Task brief: Report every line in the listing below where the string "React" shows up.

·····

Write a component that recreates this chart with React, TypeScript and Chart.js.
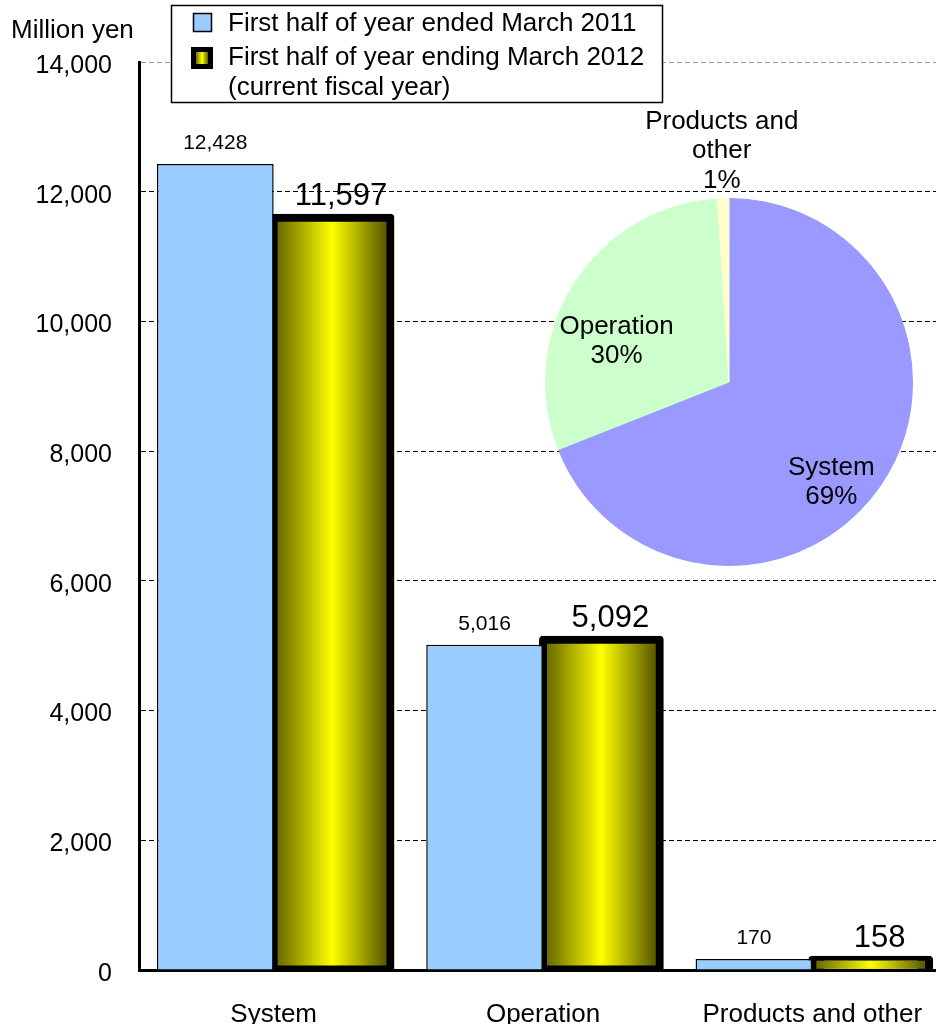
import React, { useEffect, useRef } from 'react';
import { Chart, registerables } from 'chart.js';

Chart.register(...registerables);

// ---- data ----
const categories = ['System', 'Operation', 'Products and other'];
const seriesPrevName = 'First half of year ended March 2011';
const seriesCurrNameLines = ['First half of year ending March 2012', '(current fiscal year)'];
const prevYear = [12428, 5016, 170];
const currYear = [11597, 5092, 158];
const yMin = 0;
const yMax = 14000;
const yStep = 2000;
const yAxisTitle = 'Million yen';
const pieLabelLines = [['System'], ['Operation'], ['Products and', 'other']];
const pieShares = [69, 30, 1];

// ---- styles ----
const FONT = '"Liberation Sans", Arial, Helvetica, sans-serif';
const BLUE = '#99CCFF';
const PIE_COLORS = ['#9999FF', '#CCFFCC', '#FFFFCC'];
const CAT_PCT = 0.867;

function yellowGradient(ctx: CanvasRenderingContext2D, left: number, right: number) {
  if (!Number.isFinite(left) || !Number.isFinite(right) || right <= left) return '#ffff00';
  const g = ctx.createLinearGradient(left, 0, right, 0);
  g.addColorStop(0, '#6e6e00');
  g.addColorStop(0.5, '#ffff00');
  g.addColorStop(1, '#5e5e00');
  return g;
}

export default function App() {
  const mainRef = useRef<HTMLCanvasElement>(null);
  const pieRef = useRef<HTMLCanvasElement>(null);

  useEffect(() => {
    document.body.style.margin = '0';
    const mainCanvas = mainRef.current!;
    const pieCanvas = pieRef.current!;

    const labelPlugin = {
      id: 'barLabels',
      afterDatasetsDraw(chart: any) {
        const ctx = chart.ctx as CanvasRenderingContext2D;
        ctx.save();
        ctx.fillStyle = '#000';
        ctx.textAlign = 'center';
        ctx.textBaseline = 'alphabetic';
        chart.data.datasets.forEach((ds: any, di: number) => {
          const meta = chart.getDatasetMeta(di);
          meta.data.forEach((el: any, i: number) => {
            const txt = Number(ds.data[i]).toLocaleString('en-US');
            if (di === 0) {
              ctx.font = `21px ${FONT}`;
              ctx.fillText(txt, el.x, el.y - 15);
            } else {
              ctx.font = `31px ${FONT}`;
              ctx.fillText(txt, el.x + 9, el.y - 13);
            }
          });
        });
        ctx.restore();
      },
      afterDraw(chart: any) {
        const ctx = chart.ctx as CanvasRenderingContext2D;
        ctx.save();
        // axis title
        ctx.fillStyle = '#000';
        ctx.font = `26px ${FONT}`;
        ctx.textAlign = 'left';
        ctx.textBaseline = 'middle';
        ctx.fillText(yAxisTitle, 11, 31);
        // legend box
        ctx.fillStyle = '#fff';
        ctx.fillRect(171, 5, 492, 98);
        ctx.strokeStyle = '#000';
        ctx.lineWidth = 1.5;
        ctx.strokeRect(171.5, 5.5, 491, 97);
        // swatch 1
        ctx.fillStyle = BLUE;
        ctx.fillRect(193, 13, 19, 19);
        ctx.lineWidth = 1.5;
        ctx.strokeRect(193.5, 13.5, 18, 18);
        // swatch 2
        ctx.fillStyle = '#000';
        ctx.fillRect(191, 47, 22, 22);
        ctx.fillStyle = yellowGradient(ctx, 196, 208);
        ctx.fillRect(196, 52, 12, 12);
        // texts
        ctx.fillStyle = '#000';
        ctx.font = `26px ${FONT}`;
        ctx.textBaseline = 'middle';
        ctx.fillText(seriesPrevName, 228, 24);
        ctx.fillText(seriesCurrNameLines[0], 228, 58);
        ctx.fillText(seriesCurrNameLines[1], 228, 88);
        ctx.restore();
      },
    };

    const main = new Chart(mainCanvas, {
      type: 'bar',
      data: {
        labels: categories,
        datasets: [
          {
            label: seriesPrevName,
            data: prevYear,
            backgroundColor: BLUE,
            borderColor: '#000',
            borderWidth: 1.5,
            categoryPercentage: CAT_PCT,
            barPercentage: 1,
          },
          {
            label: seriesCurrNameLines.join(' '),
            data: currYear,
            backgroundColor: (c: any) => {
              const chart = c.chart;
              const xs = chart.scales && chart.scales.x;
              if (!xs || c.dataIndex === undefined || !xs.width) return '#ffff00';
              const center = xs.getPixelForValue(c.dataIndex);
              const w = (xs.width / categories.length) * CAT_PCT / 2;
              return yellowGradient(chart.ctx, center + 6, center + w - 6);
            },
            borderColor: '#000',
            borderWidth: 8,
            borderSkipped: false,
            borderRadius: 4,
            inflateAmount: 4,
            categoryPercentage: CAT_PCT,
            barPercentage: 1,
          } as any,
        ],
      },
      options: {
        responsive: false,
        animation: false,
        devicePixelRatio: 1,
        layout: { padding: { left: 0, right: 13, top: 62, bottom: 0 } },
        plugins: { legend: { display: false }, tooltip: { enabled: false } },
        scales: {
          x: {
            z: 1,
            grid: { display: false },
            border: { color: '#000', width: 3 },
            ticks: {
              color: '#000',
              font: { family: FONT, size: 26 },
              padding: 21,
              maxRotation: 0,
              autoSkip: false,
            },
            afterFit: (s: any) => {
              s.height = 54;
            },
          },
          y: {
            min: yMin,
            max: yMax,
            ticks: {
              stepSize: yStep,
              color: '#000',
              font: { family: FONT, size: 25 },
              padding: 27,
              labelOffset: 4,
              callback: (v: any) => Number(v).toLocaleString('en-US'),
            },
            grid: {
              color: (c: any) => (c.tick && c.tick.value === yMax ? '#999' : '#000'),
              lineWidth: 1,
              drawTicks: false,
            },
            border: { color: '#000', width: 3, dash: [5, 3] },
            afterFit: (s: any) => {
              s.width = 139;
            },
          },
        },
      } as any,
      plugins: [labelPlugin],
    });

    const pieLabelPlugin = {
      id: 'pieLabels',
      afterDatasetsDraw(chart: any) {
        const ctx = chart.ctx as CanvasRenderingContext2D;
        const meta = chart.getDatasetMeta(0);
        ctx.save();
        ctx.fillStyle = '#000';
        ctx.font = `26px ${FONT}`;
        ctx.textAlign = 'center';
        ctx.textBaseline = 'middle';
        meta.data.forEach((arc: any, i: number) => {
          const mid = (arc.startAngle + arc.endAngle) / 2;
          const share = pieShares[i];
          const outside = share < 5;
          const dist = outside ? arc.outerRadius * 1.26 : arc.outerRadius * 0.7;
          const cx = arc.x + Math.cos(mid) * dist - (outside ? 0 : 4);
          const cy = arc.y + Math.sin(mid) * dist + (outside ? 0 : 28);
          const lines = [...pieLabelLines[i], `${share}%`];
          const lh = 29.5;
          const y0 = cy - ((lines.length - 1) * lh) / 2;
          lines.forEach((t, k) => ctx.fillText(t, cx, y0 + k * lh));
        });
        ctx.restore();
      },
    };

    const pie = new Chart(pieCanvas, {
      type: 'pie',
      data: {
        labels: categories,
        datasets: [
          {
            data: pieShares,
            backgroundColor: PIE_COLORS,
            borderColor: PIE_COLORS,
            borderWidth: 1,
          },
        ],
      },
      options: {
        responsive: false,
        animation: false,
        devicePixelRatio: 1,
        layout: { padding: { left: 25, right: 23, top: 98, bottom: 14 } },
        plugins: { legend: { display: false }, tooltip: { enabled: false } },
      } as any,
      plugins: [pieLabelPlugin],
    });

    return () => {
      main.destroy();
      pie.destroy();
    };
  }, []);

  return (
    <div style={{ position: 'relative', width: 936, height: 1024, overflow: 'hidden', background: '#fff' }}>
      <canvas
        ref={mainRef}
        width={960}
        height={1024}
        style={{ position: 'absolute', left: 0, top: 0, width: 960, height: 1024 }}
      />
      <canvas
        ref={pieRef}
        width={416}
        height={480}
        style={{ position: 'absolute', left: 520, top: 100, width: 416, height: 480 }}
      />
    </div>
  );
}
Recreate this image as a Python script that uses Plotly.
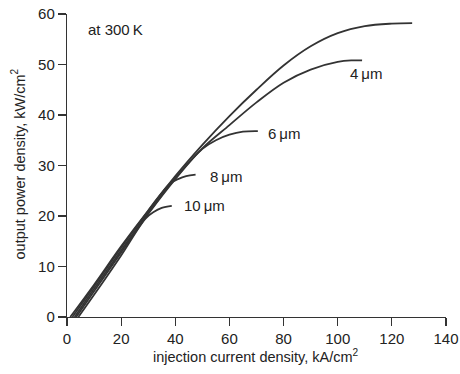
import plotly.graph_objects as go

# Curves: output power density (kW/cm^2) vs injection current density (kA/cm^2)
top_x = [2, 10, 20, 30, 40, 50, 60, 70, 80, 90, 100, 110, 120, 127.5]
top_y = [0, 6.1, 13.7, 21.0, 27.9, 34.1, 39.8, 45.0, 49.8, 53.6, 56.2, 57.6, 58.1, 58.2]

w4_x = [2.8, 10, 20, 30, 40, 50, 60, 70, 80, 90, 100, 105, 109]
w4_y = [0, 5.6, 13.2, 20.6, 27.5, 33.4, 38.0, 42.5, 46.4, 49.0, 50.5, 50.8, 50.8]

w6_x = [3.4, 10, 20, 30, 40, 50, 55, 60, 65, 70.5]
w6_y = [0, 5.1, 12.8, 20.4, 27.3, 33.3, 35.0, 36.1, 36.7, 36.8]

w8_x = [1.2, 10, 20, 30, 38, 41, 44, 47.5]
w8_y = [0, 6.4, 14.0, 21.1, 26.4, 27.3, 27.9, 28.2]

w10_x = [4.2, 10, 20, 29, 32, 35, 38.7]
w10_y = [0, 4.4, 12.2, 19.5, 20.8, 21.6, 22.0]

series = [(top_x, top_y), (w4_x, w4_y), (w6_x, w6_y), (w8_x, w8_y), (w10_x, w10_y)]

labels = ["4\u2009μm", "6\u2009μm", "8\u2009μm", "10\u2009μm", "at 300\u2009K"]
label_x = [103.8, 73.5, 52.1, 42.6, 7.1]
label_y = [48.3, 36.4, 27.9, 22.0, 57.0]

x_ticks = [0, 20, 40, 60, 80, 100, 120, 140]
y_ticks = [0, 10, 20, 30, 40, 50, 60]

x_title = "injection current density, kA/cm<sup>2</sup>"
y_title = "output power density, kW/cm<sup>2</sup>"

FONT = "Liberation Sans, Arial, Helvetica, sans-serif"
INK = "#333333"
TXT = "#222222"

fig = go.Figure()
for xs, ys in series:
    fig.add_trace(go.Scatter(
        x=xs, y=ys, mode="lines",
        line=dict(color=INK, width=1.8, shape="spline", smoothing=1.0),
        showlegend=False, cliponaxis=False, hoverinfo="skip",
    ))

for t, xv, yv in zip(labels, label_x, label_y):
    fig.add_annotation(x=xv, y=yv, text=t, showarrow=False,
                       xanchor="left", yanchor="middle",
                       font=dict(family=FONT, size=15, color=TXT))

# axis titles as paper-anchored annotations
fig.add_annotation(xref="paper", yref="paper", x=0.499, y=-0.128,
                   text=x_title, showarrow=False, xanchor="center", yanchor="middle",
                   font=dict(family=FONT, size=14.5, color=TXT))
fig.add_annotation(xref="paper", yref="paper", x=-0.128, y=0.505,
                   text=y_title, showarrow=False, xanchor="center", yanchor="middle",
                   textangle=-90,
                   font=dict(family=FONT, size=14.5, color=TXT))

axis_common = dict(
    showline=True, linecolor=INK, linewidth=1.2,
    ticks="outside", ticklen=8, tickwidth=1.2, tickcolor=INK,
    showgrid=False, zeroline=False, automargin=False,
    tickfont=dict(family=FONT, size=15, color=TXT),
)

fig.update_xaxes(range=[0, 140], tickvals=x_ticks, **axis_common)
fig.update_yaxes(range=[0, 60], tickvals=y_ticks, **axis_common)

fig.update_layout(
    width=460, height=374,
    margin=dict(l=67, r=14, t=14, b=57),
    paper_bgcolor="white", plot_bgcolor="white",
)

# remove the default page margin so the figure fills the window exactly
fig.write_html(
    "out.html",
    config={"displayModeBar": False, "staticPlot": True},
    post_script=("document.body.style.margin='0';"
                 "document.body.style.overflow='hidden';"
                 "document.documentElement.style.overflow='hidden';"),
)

·····

Answer to this exercise:
Write a component that recreates this chart with React, TypeScript and Chart.js.
import React, { useEffect, useRef } from 'react';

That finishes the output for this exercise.